Still, while it would be easy to inject the DNA into an egg cell in a lab, it's a little hard to imagine that transfer happening in nature.

Harder than imagining a jolly fat man flying a sleigh around the world in one night? For some, yes.

When Kass, a cardiologist whose research into heart failure has led to discoveries that have helped many people, was asked if the university's public-relations team could videotape him evaluating the Grinch, he said, "I'll do it, but I have to put on a fake Austrian accent and wear my glasses like Chuck Schumer."

He didn't, but he was able to come up with a novel explanation. Kass has evaluated many diseased hearts — small and large. If a heart grew as rapidly as the Grinch's, it struck Kass as highly unlikely that the Grinch would be cheerful and active, lifting his sled, handing out presents and whatnot.

Kass drew on research that had interested him, in Science, in which a molecular biologist at the University of Colorado at Boulder studied how a Burmese python's heart grows dramatically after a very large meal, such as a rabbit.

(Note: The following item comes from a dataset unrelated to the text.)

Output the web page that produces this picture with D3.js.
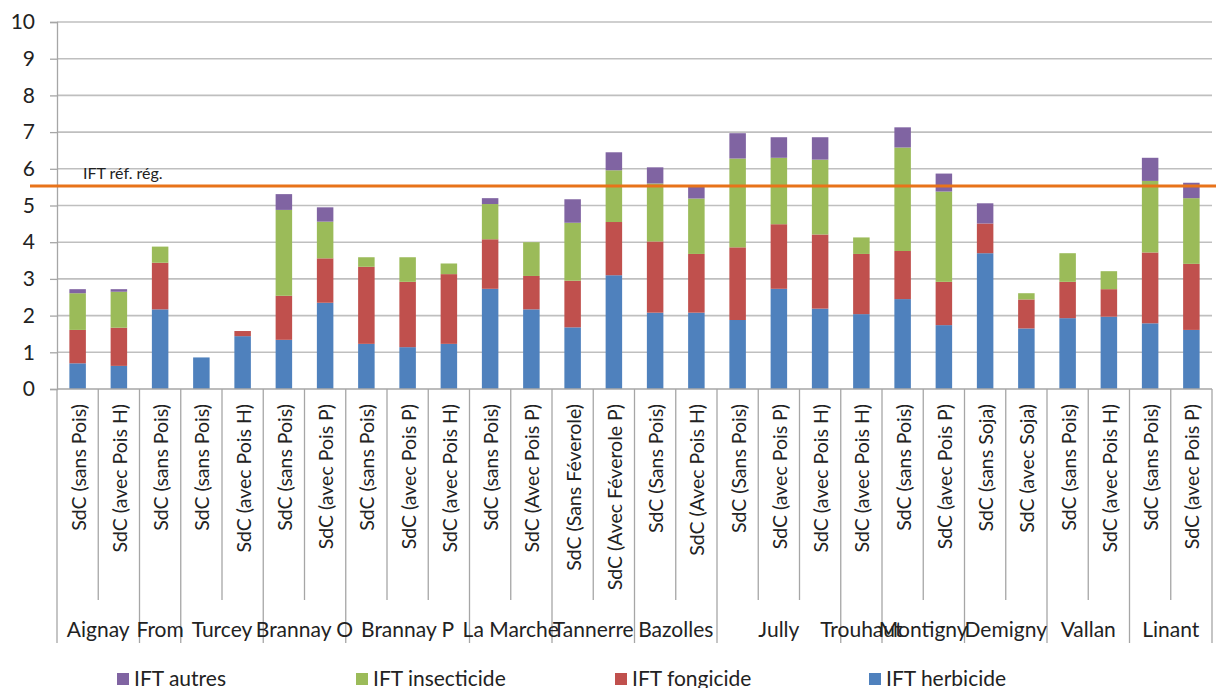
<!DOCTYPE html>
<html>
<head>
<meta charset="utf-8">
<script src="https://cdn.jsdelivr.net/npm/d3@7/dist/d3.min.js"></script>
<style>
  html, body { margin: 0; padding: 0; background: #fff; overflow: hidden; }
  svg { display: block; }
  text { font-family: Lato, "Open Sans", sans-serif; fill: #222; }
</style>
</head>
<body>
<svg id="chart" width="1216" height="688"></svg>
<script>
// Systèmes de culture (one bar each), in display order
const sdcLabels = [
  "SdC (sans Pois)", "SdC (avec Pois H)",
  "SdC (sans Pois)",
  "SdC (sans Pois)", "SdC (avec Pois H)",
  "SdC (sans Pois)", "SdC (avec Pois P)",
  "SdC (sans Pois)", "SdC (avec Pois P)", "SdC (avec Pois H)",
  "SdC (sans Pois)", "SdC (Avec  Pois P)",
  "SdC (Sans Féverole)", "SdC (Avec Féverole P)",
  "SdC (Sans Pois)", "SdC (Avec Pois H)",
  "SdC (Sans Pois)", "SdC (avec Pois P)", "SdC (avec Pois H)",
  "SdC (avec Pois H)",
  "SdC (sans Pois)", "SdC (avec Pois P)",
  "SdC (sans Soja)", "SdC (avec Soja)",
  "SdC (sans Pois)", "SdC (avec Pois H)",
  "SdC (sans Pois)", "SdC (avec Pois P)"
];

// Sites (farms) and how many SdC each one groups
const sites = ["Aignay", "From", "Turcey", "Brannay O", "Brannay P", "La Marche", "Tannerre",
               "Bazolles", "Jully", "Trouhaut", "Montigny", "Demigny", "Vallan", "Linant"];
const siteSizes = [2, 1, 2, 2, 3, 2, 2, 2, 3, 1, 2, 2, 2, 2];

// IFT components per SdC
const iftHerbicide = [0.70, 0.63, 2.17, 0.86, 1.44, 1.34, 2.35, 1.23, 1.14, 1.23,
                      2.73, 2.17, 1.68, 3.10, 2.08, 2.08, 1.88, 2.73, 2.19, 2.04,
                      2.45, 1.74, 3.70, 1.65, 1.93, 1.97, 1.79, 1.61];
const iftFongicide = [0.91, 1.04, 1.27, 0.00, 0.14, 1.20, 1.21, 2.10, 1.78, 1.90,
                      1.35, 0.91, 1.27, 1.45, 1.94, 1.60, 1.98, 1.76, 2.02, 1.64,
                      1.31, 1.18, 0.81, 0.79, 0.99, 0.75, 1.93, 1.80];
const iftInsecticide = [1.00, 0.98, 0.44, 0.00, 0.00, 2.34, 1.00, 0.26, 0.67, 0.29,
                        0.96, 0.92, 1.58, 1.41, 1.58, 1.51, 2.42, 1.81, 2.04, 0.45,
                        2.82, 2.46, 0.00, 0.17, 0.78, 0.49, 1.95, 1.79];
const iftAutres = [0.11, 0.07, 0.00, 0.00, 0.00, 0.43, 0.39, 0.00, 0.00, 0.00,
                   0.16, 0.00, 0.64, 0.49, 0.44, 0.32, 0.69, 0.56, 0.61, 0.00,
                   0.55, 0.49, 0.55, 0.00, 0.00, 0.00, 0.63, 0.42];

// Regional reference IFT
const iftReference = 5.53;
const referenceLabel = "IFT réf. rég.";

const yTicks = [0, 1, 2, 3, 4, 5, 6, 7, 8, 9, 10];

const seriesNames = ["IFT herbicide", "IFT fongicide", "IFT insecticide", "IFT autres"];
const seriesColors = ["#4F81BD", "#C0504D", "#9BBB59", "#8064A2"];
const legendOrder = ["IFT autres", "IFT insecticide", "IFT fongicide", "IFT herbicide"];

// ---- layout
const plot = { left: 57, right: 1212, top: 22, bottom: 389 };
const svg = d3.select("#chart");

const rows = sdcLabels.map((label, i) => ({
  id: i,
  label,
  "IFT herbicide": iftHerbicide[i],
  "IFT fongicide": iftFongicide[i],
  "IFT insecticide": iftInsecticide[i],
  "IFT autres": iftAutres[i]
}));

const x = d3.scaleBand()
  .domain(rows.map(d => d.id))
  .range([plot.left, plot.right])
  .paddingInner(0.6)
  .paddingOuter(0.3);
const step = x.step();
const edge = id => x(id) - (step - x.bandwidth()) / 2;   // left edge of a category slot

const y = d3.scaleLinear().domain([0, 10]).range([plot.bottom, plot.top]);
const color = d3.scaleOrdinal().domain(seriesNames).range(seriesColors);

// horizontal grid
svg.append("g")
  .selectAll("line")
  .data(yTicks.filter(t => t > 0))
  .join("line")
  .attr("x1", plot.left).attr("x2", plot.right)
  .attr("y1", d => y(d)).attr("y2", d => y(d))
  .attr("stroke", "#BFBFBF").attr("stroke-width", 1.6);

// y axis
const yAxis = svg.append("g")
  .attr("transform", `translate(${plot.left},0)`)
  .call(d3.axisLeft(y).tickValues(yTicks).tickSize(7).tickPadding(15).tickFormat(d3.format("d")));
yAxis.select(".domain").attr("stroke", "#A6A6A6").attr("stroke-width", 1.3);
yAxis.selectAll(".tick line").attr("stroke", "#A6A6A6").attr("stroke-width", 1.3);
yAxis.selectAll(".tick text")
  .attr("font-size", 21).attr("font-family", "Lato, sans-serif").attr("fill", "#222");

// stacked bars
const stacked = d3.stack().keys(seriesNames)(rows);
svg.append("g")
  .selectAll("g")
  .data(stacked)
  .join("g")
  .attr("fill", d => color(d.key))
  .selectAll("rect")
  .data(d => d)
  .join("rect")
  .attr("x", d => x(d.data.id))
  .attr("width", x.bandwidth())
  .attr("y", d => y(d[1]))
  .attr("height", d => y(d[0]) - y(d[1]));

// x axis baseline
svg.append("line")
  .attr("x1", plot.left).attr("x2", plot.right)
  .attr("y1", plot.bottom).attr("y2", plot.bottom)
  .attr("stroke", "#A6A6A6").attr("stroke-width", 1.5);

// category separators below the axis: short between SdC, long between sites
const siteStarts = new Set();
let acc = 0;
siteSizes.forEach(n => { siteStarts.add(acc); acc += n; });
const boundaries = d3.range(rows.length + 1);
svg.append("g")
  .selectAll("line")
  .data(boundaries)
  .join("line")
  .attr("x1", k => k < rows.length ? edge(k) : plot.right)
  .attr("x2", k => k < rows.length ? edge(k) : plot.right)
  .attr("y1", plot.bottom)
  .attr("y2", k => (siteStarts.has(k) || k === rows.length) ? 643 : 600)
  .attr("stroke", "#A6A6A6").attr("stroke-width", 1.3);

// rotated SdC labels
svg.append("g")
  .selectAll("text")
  .data(rows)
  .join("text")
  .attr("transform", d => `translate(${x(d.id) + x.bandwidth() / 2 + 1},404) rotate(-90)`)
  .attr("text-anchor", "end")
  .attr("dy", "0.36em")
  .attr("font-size", 19.5)
  .text(d => d.label);

// site labels
let start = 0;
const siteRows = sites.map((s, i) => {
  const r = { name: s, first: start, last: start + siteSizes[i] - 1 };
  start += siteSizes[i];
  return r;
});
svg.append("g")
  .selectAll("text")
  .data(siteRows)
  .join("text")
  .attr("x", d => (edge(d.first) + edge(d.last) + step) / 2)
  .attr("y", 637)
  .attr("text-anchor", "middle")
  .attr("font-size", 21)
  .text(d => d.name);

// regional reference line
svg.append("line")
  .attr("x1", 30).attr("x2", 1216)
  .attr("y1", y(iftReference)).attr("y2", y(iftReference))
  .attr("stroke", "#E8731A").attr("stroke-width", 3);
svg.append("text")
  .attr("x", 83).attr("y", y(iftReference) - 7)
  .attr("font-family", "'Liberation Sans Narrow', 'Arial Narrow', sans-serif")
  .attr("font-size", 16)
  .attr("fill", "#1a1a1a")
  .text(referenceLabel);

// legend
const legendX = [117, 356, 615, 869];
const legend = svg.append("g")
  .selectAll("g")
  .data(legendOrder)
  .join("g")
  .attr("transform", (d, i) => `translate(${legendX[i]},673)`);
legend.append("rect")
  .attr("width", 12).attr("height", 12)
  .attr("fill", d => color(d));
legend.append("text")
  .attr("x", 17).attr("y", 13)
  .attr("font-size", 21)
  .text(d => d);
</script>
</body>
</html>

Then, he turned elsewhere in the literature. Just before the rapid expansion of his heart, the Grinch had stolen Who pudding, roast beast and everything down to the very last can of Who hash.

It was obvious: The Grinch must be a snake.

He is very green, but . . .

"He does have legs," Kass acknowledged. "But Dr. Seuss put legs and fur on all sorts of things," including plants. "To me, that's not a defining feature."

And in the end, if his diagnosis ("Snake") is correct, his medical advice would be easy. "Just don't eat so much at once."

More specifically, "Avoid eating something where someone would look at it and not be able to figure out how you ate it all. It's probably generally decent advice, whether you're a snake or not. It may describe a lot of us after Christmas dinner."